A hat is so much more than a stylish addition to your wardrobe. It’s arguably the most functional player in your arsenal.
Types Of Hats For Men
As mentioned above, the fedora is a popular choice. In order to avoid jumping into the sea of sameness, you need to at least know the basics about it. A fedora is defined by its lengthwise crease down the middle of the crown and the “pinch” near the front of both sides. It’s widely associated with Prohibition-era tough guys. But you’re not a 1920s-era gangster. So here are some other options.
If you’re hell bent on wearing a fedora, try the homburg as an alternative. It has the same center crease on its crown but offers a stiffer brim. Its lip is upturned all the way around. It’s a bit more formal and a lot less common. It’s often made of straw or fur felt.
The wide flat brim wears like an exaggerated fedora. It has a very large, stiff, flat brim and makes for a dramatic fashion statement.
The trillby’s brim is shorter and narrower than both the homburg and the fedora. It’s angled down at the front but turned up in the back. It’s also “pinched” at the front of both sides. After a moment of resurgence in the 90s amongst musicians, the hat became a favorite of nerd culture.
Porkpie hats are defined by their flat tops. The tops have a circular indent and the narrow brims are always turned up. It’s a smaller, more understated option, but just as stylish as the aforementioned styles.
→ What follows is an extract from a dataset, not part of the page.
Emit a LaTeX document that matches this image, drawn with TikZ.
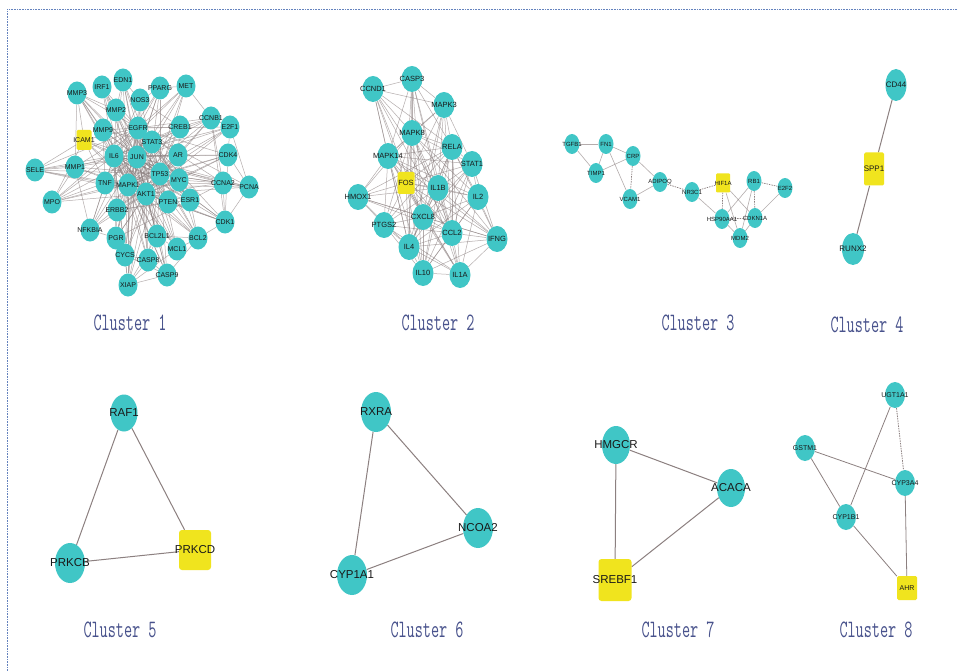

The Panama hat is the lovechild of the trillby and the fedora. It’s a straw hat with a traditional brim. It matches the proportions of a fedora but has the shape of a trillby. These hats stand out because of their intricate weaving.
A boater is a dressier straw hat. It’s stiff with an inflexible brim and flat top. It’s also noted for its striped grosgrain band.
This is a casual hat. It’s characterized by a round, full body. It’s paneled with a button on top. In the 1920s, this was the symbolic hat of the working class.
The driving cap is similar to the newsboy, but it lacks the paneling. It’s more unstructured.
The Right Hat For You
Finding the right hat takes a little research and most often requires the assistance of an expert. One of the most important things to know is your face shape and the hats that work best with it.
A diamond-shaped face has a narrow forehead, tapered chin, and is wide at the cheekbones. Fedoras and newsboys work best here. An oblong face is longer than it is wide and features a round chin. The driving cap and wide flat brim hats work best for this shape. The round face is equally wide and long with a rounded chin. A homburg suits this shape well. And last but not least, a square-shaped face has a wide forehead, wide cheekbones, and strong jawline. The porkpie is a great alternative.
For those stuck on the fedora, there’s a brave, new world of hats for men out there. With some basic knowledge of hat types and face shapes, you can buck the trend and find the perfect style accomplice.